In manufacturing, complex, proprietary systems, that create data silos and slow productivity, can delay production and profitability. The Open Manufacturing Platform (OMP) is designed to break down these barriers with the creation of an open technology framework and cross-industry community. It is expected that the initiative will support the development of smart factory solutions that will be shared by OMP participants across the automotive and broader manufacturing sectors.
The OMP, which is built on the Microsoft Azure industrial IoT cloud platform, is intended to provide community members with a reference architecture along with open source components based on open industrial standards and an open data model.
The BMW Group, which currently has more than 3,000 machines, robots and autonomous transport systems connected with its IoT platform – and built on Microsoft Azure's cloud, IoT and AI capabilities – plans to contribute relevant initial use cases to the OMP community.

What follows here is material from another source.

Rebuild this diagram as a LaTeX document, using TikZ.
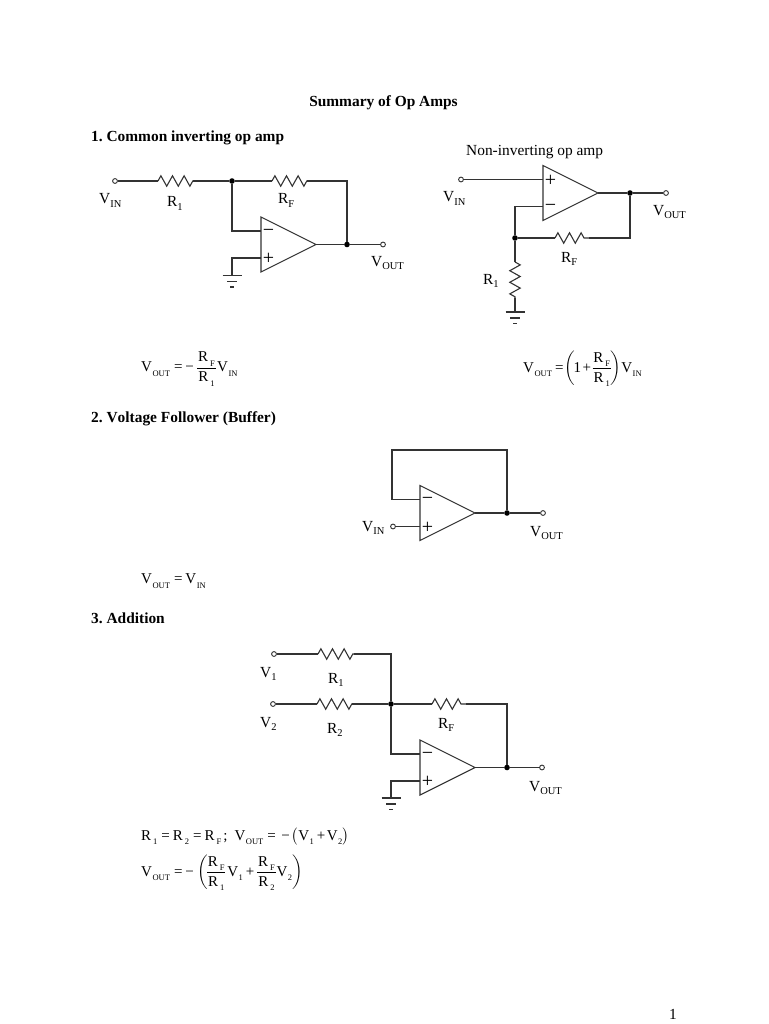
\documentclass[tikz,border=0pt]{standalone}
\usepackage{amsmath}
\usepackage{fontspec}
\setmainfont{Liberation Serif}
\frenchspacing
\usetikzlibrary{decorations.pathmorphing}
\definecolor{wirecol}{gray}{0.2}
\newcommand\sz[1]{\fontsize{#1}{#1}\selectfont}
% circuit label with subscript
\newcommand\lab[2]{#1\raisebox{-0.22em}{\sz{10.5}#2}}
% equation symbols with subscript
\newcommand\eqV[1]{\text{V\raisebox{-0.3em}{\hspace{0.5pt}\sz{8.5}#1}}}
\newcommand\eqR[1]{\text{R\hspace{2pt}\raisebox{-0.3em}{\sz{8.5}#1}}}
\newcommand\eqf[2]{{\dfrac{\eqR{#1}}{\hspace{1pt}\eqR{#2}\hspace{1pt}}}}
\newcommand\EQ{\text{\hspace{4pt}=\hspace{3pt}}}
\newcommand\MN{\text{−}\hspace{3.5pt}}
\tikzset{
  wire/.style={draw=wirecol,line width=1.1pt},
  resistor/.style={wire,decorate,decoration={zigzag,segment length=11.6pt,amplitude=5.2pt,pre length=0pt,post length=0pt}},
  terminal/.style={circle,draw=wirecol,fill=white,line width=0.9pt,inner sep=0pt,minimum size=4.8pt},
  junction/.style={circle,fill=black,inner sep=0pt,minimum size=5.6pt},
  head/.style={font=\sz{15.4}\bfseries,anchor=base west,inner sep=0pt},
  plain/.style={font=\sz{15.4},anchor=base west,inner sep=0pt},
  eqn/.style={font=\sz{15},anchor=west,inner sep=0pt},
  opsign/.style={font=\sz{20},inner sep=0pt},
}
% \opamp{name}{left x}{mid y}{sign on top: 1 = minus, 0 = plus}
\newcommand\opamp[4]{%
  \coordinate (#1-tl) at (#2,#3-27.5);
  \coordinate (#1-bl) at (#2,#3+27.5);
  \coordinate (#1-o) at (#2+55,#3);
  \coordinate (#1-a) at (#2,#3-13.5);
  \coordinate (#1-b) at (#2,#3+13.5);
  \draw[wire] (#1-tl) -- (#1-o) -- (#1-bl) -- cycle;
  \ifnum#4=1
    \node[opsign] (#1-sa) at (#2+7.5,#3-12) {−};
    \node[opsign] (#1-sb) at (#2+7.5,#3+14.5) {+};
  \else
    \node[opsign] (#1-sa) at (#2+7.5,#3-12.5) {+};
    \node[opsign] (#1-sb) at (#2+7.5,#3+15) {−};
  \fi
}
% \gnd{name}{x}{y}
\newcommand\gnd[3]{%
  \coordinate (#1) at (#2,#3);
  \draw[wire] (#2-9.5,#3) -- (#2+9.5,#3);
  \draw[wire] (#2-5,#3+6) -- (#2+5,#3+6);
  \draw[wire] (#2-2,#3+11.5) -- (#2+2,#3+11.5);
}
\begin{document}
\nulldelimiterspace=0pt
\begin{tikzpicture}[x=1pt,y=-1pt]
\useasboundingbox (0,0) rectangle (768,1024);
\fill[white] (0,0) rectangle (768,1024);

% --- headings
\node[font=\sz{15.4}\bfseries,inner sep=0pt,anchor=base] (title) at (383.5,106.5) {Summary of Op Amps};
\node[head] (h1) at (91,141.5) {1. Common inverting op amp};
\node[plain] (h1b) at (466,155.5) {Non-inverting op amp};
\node[head] (h2) at (91,422) {\addfontfeatures{Kerning=Off}2. Voltage Follower (Buffer)};
\node[head] (h3) at (91,623) {3. Addition};
\node[plain] (page) at (669,1019) {1};

% --- circuit 1: inverting
\opamp{A}{261}{244.5}{1}
\node[terminal] (a-in) at (115,181) {};
\coordinate (a-r1a) at (158,181);
\coordinate (a-r1b) at (193,181);
\node[junction] (a-j) at (232,181) {};
\coordinate (a-rfa) at (272,181);
\coordinate (a-rfb) at (307,181);
\node[junction] (a-jo) at (347,244.5) {};
\node[terminal] (a-out) at (383,244.5) {};
\gnd{a-g}{232}{275.5}
\draw[wire] (a-in) -- (a-r1a);
\draw[resistor] (a-r1a) -- (a-r1b);
\draw[wire] (a-r1b) -- (a-j);
\draw[wire] (a-j) -- (a-rfa);
\draw[resistor] (a-rfa) -- (a-rfb);
\draw[wire] (a-rfb) -| (a-jo);
\draw[wire] (a-j) |- (A-a);
\draw[wire] (A-b) -| (a-g);
\draw[wire] (A-o) -- (a-jo);
\draw[wire] (a-jo) -- (a-out);
\node[plain] (a-lin) at (99,204) {\lab{V}{IN}};
\node[plain] (a-lr1) at (167,207) {\lab{R}{1}};
\node[plain] (a-lrf) at (278,204) {\lab{R}{F}};
\node[plain] (a-lout) at (371,266) {\lab{V}{OUT}};

% --- circuit 2: non-inverting
\opamp{B}{543}{193}{0}
\node[terminal] (b-in) at (461,179.5) {};
\node[junction] (b-jo) at (630,193) {};
\node[terminal] (b-out) at (666,193) {};
\node[junction] (b-j) at (515,238) {};
\coordinate (b-rfa) at (555,238);
\coordinate (b-rfb) at (589,238);
\coordinate (b-r1a) at (515,262);
\coordinate (b-r1b) at (515,298);
\gnd{b-g}{515}{312}
\draw[wire] (b-in) -- (B-a);
\draw[wire] (B-o) -- (b-jo);
\draw[wire] (b-jo) -- (b-out);
\draw[wire] (B-b) -| (b-j);
\draw[wire] (b-j) -- (b-rfa);
\draw[resistor] (b-rfa) -- (b-rfb);
\draw[wire] (b-rfb) -| (b-jo);
\draw[wire] (b-j) -- (b-r1a);
\draw[resistor] (b-r1a) -- (b-r1b);
\draw[wire] (b-r1b) -- (b-g);
\node[plain] (b-lin) at (443,202) {\lab{V}{IN}};
\node[plain] (b-lout) at (653,215) {\lab{V}{OUT}};
\node[plain] (b-lrf) at (561,262) {\lab{R}{F}};
\node[plain] (b-lr1) at (483,284) {\lab{R}{1}};

% --- equations, first row
\node[eqn] (eq1) at (141,369) {$\eqV{OUT}\EQ\MN\eqf{F}{1}\hspace{1.5pt}\eqV{IN}$};
\node[eqn] (eq2) at (523,369) {$\eqV{OUT}\text{\hspace{3pt}=\hspace{1pt}}{\left(\hspace{-1.5pt}\text{1}\text{\hspace{1.5pt}+\hspace{1.5pt}}\eqf{F}{1}\right)}\eqV{IN}$};

% --- circuit 3: follower
\opamp{C}{420}{513}{1}
\node[terminal] (c-in) at (393,526.5) {};
\node[junction] (c-jo) at (507,513) {};
\node[terminal] (c-out) at (543,513) {};
\coordinate (c-tl) at (392,450);
\coordinate (c-tr) at (507,450);
\draw[wire] (C-a) -| (c-tl) -- (c-tr) -- (c-jo);
\draw[wire] (c-in) -- (C-b);
\draw[wire] (C-o) -- (c-jo);
\draw[wire] (c-jo) -- (c-out);
\node[plain] (c-lin) at (362,531) {\lab{V}{IN}};
\node[plain] (c-lout) at (530,536) {\lab{V}{OUT}};
\node[eqn] (eq3) at (141,581) {$\eqV{OUT}\EQ\eqV{IN}$};

% --- circuit 4: addition
\opamp{D}{420}{767.5}{1}
\node[terminal] (d-v1) at (274,654) {};
\node[terminal] (d-v2) at (273,704) {};
\coordinate (d-r1a) at (318,654);
\coordinate (d-r1b) at (354,654);
\coordinate (d-r2a) at (317,704);
\coordinate (d-r2b) at (352,704);
\coordinate (d-c) at (391,654);
\node[junction] (d-j) at (391,704) {};
\coordinate (d-rfa) at (432,704);
\coordinate (d-rfb) at (466,704);
\node[junction] (d-jo) at (507,767.5) {};
\node[terminal] (d-out) at (542,767.5) {};
\gnd{d-g}{391}{798}
\draw[wire] (d-v1) -- (d-r1a);
\draw[resistor] (d-r1a) -- (d-r1b);
\draw[wire] (d-r1b) -- (d-c) -- (d-j);
\draw[wire] (d-v2) -- (d-r2a);
\draw[resistor] (d-r2a) -- (d-r2b);
\draw[wire] (d-r2b) -- (d-j);
\draw[wire] (d-j) -- (d-rfa);
\draw[resistor] (d-rfa) -- (d-rfb);
\draw[wire] (d-rfb) -| (d-jo);
\draw[wire] (d-j) |- (D-a);
\draw[wire] (D-b) -| (d-g);
\draw[wire] (D-o) -- (d-jo);
\draw[wire] (d-jo) -- (d-out);
\node[plain] (d-lv1) at (260,677) {\lab{V}{1}};
\node[plain] (d-lr1) at (328,683) {\lab{R}{1}};
\node[plain] (d-lv2) at (260,727) {\lab{V}{2}};
\node[plain] (d-lr2) at (327,733) {\lab{R}{2}};
\node[plain] (d-lrf) at (438,728) {\lab{R}{F}};
\node[plain] (d-lout) at (529,791) {\lab{V}{OUT}};

% --- equations, last
\node[eqn] (eq4) at (141,836.5) {$\eqR{1}\EQ\eqR{2}\EQ\eqR{F}\text{\hspace{2pt};\hspace{7pt}}\eqV{OUT}\EQ\text{\hspace{2.5pt}}\text{−}\hspace{2pt}\bigl(\eqV{1}\text{\hspace{3pt}+\hspace{1.5pt}}\eqV{2}\bigr)$};
\node[eqn] (eq5) at (141,873) {$\eqV{OUT}\EQ\MN{\left(\hspace{-1pt}\eqf{F}{1}\hspace{2pt}\eqV{1}\text{\hspace{3pt}+\hspace{3pt}}\eqf{F}{2}\hspace{1pt}\eqV{2}\right)}$};
\end{tikzpicture}
\end{document}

In the race to deliver driverless cars, it has been a war between tech vendors and automotive manufacturers. A research study of 1,000 people across the UK, as this publication reported earlier this month, revealed 46.7% of respondents considered Hyundai as the most trusted brand across all sectors. Apple secured the second place with 31.3%, while Tesla (26.6%) took the bronze medal. 62% of those polled said they would trust a driverless car made by an automotive manufacturer, while 31% said they trusted tech companies the most. Only 6% of respondents said they would trust taxi companies for the same.